*Required task*. Of the lines listed below, return exactly those that run from the line containing "Generate a Python" through the line containing "CJK = ['Noto Sans CJK SC', 'DejaVu Sans']", both included.

*Stored data entries*.
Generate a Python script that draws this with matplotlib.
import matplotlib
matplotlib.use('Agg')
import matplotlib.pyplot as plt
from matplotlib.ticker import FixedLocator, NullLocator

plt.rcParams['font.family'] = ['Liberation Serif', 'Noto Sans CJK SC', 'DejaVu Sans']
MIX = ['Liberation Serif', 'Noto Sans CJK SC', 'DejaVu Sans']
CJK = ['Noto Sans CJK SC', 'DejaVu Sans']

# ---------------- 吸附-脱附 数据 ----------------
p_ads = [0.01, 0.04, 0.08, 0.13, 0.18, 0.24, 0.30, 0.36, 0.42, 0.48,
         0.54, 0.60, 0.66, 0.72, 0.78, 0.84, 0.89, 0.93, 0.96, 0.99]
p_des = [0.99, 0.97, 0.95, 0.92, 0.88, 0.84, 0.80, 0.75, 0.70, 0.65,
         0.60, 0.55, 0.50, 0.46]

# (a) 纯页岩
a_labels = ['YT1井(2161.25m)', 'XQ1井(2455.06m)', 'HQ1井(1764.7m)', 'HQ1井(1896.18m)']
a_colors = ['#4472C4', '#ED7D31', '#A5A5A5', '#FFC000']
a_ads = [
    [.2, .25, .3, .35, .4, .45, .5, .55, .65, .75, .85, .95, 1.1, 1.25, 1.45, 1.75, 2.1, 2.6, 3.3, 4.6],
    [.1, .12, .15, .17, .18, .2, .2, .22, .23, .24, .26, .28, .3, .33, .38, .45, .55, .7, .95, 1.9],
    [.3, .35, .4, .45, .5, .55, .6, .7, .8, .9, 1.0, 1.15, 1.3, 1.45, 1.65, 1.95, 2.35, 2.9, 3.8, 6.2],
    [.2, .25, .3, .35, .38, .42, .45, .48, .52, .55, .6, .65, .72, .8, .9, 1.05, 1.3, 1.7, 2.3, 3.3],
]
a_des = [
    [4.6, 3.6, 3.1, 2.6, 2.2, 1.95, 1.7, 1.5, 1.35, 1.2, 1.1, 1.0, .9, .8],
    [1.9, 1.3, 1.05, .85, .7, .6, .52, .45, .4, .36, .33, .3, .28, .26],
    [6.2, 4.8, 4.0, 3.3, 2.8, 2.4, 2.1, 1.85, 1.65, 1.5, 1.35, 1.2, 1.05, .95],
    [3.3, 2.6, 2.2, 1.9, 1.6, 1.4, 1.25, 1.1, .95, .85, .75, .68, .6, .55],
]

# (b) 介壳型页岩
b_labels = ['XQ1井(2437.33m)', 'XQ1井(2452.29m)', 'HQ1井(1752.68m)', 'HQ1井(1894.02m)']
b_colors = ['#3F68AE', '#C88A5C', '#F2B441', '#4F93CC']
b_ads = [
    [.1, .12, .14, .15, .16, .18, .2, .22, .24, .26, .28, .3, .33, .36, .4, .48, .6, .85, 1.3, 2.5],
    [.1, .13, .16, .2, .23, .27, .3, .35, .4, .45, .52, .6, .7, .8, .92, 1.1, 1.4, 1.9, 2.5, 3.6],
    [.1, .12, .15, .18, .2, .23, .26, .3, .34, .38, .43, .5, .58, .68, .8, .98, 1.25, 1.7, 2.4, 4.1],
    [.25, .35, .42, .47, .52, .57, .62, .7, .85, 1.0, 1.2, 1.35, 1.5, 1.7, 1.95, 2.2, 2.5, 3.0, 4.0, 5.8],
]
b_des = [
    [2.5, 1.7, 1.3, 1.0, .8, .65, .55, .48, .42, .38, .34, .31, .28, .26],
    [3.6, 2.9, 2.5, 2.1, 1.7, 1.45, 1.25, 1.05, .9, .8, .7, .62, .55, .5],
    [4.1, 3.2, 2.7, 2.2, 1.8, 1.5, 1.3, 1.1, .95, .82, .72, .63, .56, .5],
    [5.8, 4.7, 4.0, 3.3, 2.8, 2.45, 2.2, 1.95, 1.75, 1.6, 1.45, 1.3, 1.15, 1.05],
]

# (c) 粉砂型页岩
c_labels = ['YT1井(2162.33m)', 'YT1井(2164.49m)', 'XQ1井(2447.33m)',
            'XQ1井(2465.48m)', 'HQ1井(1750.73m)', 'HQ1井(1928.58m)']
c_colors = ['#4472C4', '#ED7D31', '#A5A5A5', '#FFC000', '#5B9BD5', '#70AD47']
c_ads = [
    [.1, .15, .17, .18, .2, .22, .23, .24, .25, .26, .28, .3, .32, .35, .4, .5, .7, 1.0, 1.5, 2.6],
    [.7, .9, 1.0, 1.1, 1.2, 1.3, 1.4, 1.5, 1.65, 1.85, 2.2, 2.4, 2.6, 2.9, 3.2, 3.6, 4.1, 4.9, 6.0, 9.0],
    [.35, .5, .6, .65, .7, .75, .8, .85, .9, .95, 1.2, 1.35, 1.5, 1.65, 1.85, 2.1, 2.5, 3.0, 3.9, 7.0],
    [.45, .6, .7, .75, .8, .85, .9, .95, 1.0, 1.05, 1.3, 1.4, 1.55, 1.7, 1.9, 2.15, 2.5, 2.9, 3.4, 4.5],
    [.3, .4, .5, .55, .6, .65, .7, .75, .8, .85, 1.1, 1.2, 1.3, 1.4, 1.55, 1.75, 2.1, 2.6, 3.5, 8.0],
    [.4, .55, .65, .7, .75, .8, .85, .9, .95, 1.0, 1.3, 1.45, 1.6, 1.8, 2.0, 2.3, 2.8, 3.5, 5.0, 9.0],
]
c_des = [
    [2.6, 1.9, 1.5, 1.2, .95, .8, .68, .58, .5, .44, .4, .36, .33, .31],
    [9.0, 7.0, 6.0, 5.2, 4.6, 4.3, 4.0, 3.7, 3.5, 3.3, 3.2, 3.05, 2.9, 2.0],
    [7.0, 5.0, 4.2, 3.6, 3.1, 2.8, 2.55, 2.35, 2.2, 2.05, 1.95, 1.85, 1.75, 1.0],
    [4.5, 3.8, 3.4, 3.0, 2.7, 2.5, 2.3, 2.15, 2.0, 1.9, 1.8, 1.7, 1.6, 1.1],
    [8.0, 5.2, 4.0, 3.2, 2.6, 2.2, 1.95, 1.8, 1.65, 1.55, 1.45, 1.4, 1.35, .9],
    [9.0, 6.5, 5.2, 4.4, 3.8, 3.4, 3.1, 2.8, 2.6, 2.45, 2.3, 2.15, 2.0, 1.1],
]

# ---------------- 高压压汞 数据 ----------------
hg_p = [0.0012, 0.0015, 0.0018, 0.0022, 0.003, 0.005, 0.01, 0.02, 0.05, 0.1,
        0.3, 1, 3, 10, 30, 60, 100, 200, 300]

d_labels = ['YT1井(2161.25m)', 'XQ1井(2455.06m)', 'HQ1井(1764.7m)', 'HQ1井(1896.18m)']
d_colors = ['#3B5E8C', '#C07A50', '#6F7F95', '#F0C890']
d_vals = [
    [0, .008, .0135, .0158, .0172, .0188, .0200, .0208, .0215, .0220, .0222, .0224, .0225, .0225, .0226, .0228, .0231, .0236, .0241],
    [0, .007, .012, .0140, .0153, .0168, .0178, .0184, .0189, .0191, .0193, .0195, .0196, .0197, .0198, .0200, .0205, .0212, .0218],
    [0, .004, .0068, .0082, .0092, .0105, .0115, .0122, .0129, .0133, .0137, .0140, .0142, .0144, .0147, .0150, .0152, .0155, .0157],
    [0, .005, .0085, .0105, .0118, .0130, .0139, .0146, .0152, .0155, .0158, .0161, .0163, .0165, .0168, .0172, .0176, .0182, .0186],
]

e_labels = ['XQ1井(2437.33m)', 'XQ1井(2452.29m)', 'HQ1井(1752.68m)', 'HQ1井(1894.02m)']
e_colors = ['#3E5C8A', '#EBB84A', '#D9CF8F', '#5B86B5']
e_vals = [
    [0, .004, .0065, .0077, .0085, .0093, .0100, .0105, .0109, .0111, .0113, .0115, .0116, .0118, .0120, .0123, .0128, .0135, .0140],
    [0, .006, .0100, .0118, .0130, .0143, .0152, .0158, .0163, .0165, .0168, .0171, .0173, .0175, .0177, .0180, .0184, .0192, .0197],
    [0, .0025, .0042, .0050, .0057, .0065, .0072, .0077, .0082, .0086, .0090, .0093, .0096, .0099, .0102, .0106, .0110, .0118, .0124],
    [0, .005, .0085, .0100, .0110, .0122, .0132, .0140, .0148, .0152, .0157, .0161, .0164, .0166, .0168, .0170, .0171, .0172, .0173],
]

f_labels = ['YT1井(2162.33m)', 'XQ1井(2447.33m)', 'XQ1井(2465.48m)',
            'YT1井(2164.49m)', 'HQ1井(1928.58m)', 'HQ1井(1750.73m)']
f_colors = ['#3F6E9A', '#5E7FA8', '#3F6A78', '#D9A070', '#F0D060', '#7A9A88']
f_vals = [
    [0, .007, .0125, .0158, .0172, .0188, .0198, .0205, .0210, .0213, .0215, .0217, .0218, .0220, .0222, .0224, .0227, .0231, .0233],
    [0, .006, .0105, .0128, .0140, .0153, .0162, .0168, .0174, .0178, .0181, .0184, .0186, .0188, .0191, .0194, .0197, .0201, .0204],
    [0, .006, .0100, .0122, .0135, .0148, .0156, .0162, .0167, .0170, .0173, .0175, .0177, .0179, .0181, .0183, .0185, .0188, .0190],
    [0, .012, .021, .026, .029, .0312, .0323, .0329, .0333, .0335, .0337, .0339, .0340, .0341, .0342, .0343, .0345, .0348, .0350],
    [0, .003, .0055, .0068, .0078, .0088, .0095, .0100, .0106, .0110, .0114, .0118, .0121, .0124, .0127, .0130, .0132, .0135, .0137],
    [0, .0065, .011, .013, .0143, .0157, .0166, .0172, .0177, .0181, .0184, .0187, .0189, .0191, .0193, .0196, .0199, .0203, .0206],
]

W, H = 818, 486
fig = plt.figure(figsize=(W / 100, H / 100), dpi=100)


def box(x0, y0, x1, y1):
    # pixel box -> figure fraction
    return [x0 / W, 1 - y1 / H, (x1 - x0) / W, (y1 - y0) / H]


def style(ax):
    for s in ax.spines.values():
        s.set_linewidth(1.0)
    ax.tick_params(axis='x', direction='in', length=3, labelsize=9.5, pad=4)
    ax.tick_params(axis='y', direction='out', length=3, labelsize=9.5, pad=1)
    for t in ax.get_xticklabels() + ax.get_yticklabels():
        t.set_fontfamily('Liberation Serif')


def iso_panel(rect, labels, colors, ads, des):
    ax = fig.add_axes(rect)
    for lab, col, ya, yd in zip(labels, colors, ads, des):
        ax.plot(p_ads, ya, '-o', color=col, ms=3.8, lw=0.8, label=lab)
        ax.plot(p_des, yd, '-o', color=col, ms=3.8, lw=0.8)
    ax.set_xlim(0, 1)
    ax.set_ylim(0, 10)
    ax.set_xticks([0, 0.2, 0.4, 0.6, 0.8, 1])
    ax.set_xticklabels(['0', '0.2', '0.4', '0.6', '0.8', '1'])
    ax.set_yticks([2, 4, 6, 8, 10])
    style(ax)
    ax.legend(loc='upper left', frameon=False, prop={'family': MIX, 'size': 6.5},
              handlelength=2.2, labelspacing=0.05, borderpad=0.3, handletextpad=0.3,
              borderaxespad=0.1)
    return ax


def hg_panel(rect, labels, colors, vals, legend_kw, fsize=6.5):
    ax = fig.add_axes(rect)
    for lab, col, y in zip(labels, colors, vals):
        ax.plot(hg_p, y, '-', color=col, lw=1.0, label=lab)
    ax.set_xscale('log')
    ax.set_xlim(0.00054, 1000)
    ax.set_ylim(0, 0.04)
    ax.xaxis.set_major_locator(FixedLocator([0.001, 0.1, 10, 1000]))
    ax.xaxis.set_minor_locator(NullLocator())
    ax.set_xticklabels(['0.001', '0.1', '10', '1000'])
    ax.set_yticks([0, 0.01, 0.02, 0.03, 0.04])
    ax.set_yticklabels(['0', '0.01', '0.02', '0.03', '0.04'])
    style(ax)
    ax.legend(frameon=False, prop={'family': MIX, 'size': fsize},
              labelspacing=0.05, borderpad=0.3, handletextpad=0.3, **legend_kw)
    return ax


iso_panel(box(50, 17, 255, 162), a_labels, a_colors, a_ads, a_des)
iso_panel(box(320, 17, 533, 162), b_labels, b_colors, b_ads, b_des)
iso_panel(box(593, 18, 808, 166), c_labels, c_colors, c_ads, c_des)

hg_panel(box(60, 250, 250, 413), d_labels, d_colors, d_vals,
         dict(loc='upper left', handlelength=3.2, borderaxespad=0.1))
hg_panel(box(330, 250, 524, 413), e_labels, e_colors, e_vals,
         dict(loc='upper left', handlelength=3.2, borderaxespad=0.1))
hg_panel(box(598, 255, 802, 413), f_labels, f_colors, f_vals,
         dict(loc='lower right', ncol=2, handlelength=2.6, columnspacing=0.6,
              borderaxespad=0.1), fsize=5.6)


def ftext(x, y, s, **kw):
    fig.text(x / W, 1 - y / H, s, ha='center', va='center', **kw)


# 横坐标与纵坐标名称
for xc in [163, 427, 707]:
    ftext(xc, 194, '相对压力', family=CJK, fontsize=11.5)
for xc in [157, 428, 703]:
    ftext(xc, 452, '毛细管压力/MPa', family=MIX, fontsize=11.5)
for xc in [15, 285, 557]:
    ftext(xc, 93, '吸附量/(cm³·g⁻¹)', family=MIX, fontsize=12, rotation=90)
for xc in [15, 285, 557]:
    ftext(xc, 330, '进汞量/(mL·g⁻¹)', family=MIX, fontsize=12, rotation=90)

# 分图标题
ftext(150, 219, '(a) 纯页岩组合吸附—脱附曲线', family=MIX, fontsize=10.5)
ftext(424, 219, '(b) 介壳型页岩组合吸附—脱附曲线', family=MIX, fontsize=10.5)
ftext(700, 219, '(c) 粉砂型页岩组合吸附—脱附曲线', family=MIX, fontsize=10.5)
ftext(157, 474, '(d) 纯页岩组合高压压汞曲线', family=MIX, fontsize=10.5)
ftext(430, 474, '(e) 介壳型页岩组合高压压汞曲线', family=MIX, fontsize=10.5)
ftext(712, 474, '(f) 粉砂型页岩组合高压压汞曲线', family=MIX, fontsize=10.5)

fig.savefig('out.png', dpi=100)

---

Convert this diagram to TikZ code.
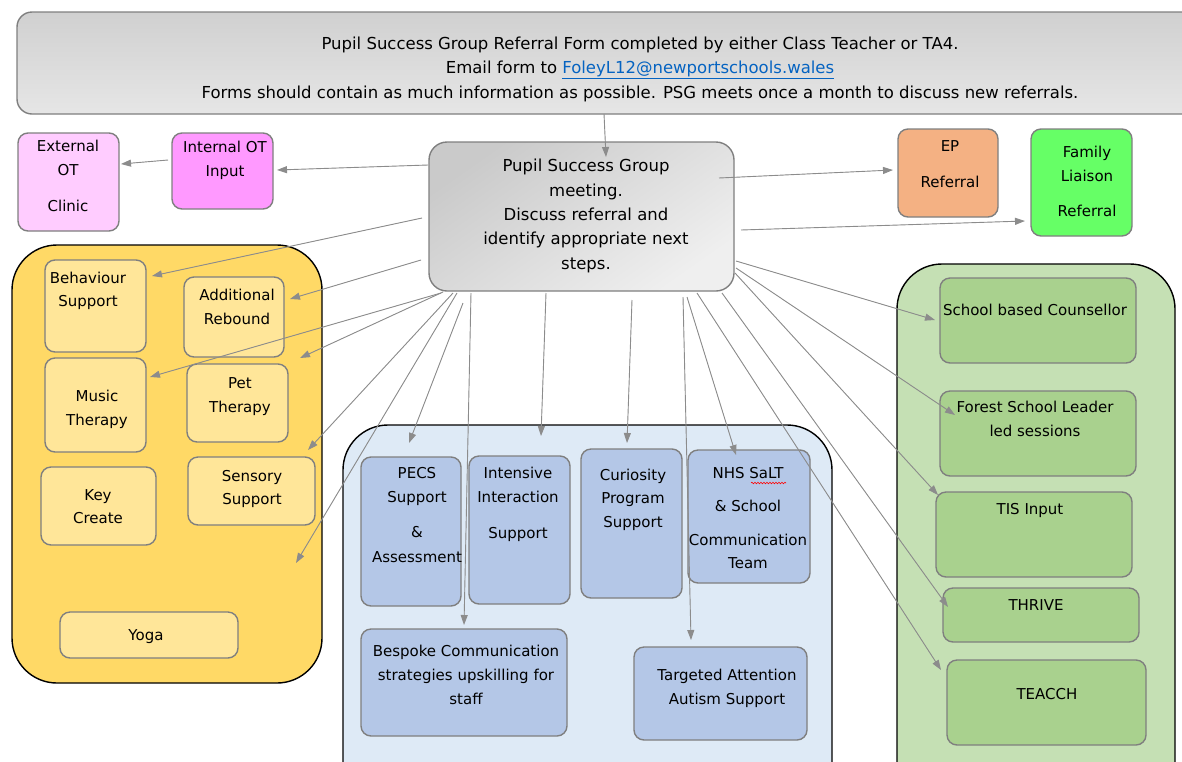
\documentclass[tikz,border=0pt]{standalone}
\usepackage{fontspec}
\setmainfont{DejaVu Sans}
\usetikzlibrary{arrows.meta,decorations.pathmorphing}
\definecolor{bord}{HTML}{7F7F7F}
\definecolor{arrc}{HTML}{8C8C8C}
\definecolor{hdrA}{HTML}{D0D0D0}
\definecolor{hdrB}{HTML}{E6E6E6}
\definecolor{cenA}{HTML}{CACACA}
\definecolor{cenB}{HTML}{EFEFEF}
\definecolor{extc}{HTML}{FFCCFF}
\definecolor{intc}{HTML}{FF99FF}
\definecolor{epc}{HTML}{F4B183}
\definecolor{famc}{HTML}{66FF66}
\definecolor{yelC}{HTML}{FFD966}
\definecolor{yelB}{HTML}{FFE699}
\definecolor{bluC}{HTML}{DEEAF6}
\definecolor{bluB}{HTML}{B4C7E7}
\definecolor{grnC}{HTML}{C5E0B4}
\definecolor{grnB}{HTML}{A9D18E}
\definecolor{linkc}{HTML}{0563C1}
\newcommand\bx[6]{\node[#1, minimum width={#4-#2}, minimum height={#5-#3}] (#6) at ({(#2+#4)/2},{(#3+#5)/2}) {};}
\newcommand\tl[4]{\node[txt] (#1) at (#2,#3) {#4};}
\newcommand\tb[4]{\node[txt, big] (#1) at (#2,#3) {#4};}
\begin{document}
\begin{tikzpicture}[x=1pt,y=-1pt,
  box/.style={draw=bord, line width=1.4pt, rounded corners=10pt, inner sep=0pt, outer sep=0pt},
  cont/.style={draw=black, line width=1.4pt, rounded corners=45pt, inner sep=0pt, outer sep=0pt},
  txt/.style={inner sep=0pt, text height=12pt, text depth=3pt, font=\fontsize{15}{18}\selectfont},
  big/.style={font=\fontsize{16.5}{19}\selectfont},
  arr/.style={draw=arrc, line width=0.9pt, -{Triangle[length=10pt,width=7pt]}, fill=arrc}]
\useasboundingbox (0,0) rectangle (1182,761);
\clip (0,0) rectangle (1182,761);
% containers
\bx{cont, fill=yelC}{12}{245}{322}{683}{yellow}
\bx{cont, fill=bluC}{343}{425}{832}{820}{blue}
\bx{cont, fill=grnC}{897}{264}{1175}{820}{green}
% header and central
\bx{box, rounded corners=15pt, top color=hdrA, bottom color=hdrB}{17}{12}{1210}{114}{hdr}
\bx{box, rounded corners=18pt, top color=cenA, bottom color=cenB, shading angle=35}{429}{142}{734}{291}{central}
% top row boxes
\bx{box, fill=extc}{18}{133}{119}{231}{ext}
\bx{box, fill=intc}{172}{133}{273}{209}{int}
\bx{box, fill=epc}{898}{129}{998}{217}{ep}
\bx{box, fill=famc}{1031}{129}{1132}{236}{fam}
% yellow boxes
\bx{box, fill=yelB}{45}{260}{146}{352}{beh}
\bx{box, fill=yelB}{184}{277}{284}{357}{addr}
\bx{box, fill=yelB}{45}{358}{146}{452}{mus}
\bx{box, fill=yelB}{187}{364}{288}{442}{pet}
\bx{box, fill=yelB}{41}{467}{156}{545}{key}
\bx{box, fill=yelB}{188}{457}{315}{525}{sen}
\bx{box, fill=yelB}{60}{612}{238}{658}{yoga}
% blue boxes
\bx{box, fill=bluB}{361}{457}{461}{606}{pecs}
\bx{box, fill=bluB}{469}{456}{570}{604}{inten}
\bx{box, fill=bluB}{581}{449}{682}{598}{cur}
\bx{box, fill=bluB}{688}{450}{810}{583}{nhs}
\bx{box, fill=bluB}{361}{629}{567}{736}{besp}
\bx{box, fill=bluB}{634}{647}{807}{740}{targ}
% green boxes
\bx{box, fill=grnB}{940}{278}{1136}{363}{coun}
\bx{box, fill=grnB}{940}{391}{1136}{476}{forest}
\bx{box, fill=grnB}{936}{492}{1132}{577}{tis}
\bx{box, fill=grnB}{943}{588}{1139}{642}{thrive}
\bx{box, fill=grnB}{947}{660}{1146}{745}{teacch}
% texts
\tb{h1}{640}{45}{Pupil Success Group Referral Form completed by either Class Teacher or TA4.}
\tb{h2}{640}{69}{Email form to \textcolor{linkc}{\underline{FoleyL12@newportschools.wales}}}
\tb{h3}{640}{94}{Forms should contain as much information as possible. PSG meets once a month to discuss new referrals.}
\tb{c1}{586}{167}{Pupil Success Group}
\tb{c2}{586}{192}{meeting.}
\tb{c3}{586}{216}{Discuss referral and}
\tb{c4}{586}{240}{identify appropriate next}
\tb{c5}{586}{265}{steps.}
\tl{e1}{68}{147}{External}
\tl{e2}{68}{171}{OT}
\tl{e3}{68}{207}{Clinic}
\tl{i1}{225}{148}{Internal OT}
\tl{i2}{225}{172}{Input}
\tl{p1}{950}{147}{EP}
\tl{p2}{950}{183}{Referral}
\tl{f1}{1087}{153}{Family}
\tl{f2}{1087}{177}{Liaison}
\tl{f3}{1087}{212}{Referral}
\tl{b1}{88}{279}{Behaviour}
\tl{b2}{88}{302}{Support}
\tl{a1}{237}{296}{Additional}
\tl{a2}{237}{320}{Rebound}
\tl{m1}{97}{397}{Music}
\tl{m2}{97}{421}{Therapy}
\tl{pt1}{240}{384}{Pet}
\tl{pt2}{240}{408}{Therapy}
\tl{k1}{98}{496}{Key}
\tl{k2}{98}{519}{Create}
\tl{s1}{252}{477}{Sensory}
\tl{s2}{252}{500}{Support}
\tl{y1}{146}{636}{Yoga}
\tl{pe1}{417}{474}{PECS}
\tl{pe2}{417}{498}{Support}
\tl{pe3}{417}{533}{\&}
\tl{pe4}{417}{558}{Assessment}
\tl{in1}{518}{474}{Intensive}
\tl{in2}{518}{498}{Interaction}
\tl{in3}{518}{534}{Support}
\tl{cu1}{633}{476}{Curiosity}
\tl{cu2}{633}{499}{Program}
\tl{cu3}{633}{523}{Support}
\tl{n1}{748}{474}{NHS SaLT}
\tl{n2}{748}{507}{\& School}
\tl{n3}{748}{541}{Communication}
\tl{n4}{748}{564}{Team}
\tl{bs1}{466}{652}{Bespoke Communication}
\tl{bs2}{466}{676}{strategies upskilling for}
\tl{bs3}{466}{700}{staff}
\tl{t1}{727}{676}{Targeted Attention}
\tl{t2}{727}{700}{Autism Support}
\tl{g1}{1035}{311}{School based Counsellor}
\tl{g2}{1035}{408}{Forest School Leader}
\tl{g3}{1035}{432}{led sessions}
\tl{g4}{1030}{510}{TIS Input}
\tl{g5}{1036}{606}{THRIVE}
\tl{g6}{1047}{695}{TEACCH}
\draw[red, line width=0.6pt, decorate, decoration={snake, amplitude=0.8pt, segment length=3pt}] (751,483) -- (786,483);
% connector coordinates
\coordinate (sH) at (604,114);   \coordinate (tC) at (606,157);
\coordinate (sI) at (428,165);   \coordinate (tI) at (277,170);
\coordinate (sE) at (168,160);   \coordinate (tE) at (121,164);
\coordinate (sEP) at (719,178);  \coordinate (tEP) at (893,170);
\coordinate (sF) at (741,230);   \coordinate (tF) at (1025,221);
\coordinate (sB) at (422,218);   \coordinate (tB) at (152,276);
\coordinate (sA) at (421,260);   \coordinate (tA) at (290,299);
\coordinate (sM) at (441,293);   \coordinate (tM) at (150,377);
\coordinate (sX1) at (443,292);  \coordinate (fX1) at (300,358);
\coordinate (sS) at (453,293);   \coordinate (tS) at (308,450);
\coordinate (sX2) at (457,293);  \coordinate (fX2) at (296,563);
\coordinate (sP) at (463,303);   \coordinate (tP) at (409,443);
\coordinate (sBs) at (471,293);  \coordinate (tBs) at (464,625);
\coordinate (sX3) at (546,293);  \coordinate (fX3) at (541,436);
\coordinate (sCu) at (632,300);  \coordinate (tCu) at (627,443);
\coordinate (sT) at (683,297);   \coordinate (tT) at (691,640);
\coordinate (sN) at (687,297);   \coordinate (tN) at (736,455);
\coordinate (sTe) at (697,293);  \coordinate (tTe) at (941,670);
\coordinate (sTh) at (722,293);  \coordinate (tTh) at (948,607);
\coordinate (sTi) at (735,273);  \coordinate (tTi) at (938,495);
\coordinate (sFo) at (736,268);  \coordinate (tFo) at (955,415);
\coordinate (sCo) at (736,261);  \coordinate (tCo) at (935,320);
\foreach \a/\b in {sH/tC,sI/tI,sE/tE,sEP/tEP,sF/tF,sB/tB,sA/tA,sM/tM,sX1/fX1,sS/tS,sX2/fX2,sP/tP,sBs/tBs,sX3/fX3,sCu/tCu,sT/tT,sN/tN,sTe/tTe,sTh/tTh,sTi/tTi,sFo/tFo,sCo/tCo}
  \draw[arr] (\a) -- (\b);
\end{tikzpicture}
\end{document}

*Final answer*.
Generate a Python script that draws this with matplotlib.
import matplotlib
matplotlib.use('Agg')
import matplotlib.pyplot as plt
from matplotlib.ticker import FixedLocator, NullLocator

plt.rcParams['font.family'] = ['Liberation Serif', 'Noto Sans CJK SC', 'DejaVu Sans']
MIX = ['Liberation Serif', 'Noto Sans CJK SC', 'DejaVu Sans']
CJK = ['Noto Sans CJK SC', 'DejaVu Sans']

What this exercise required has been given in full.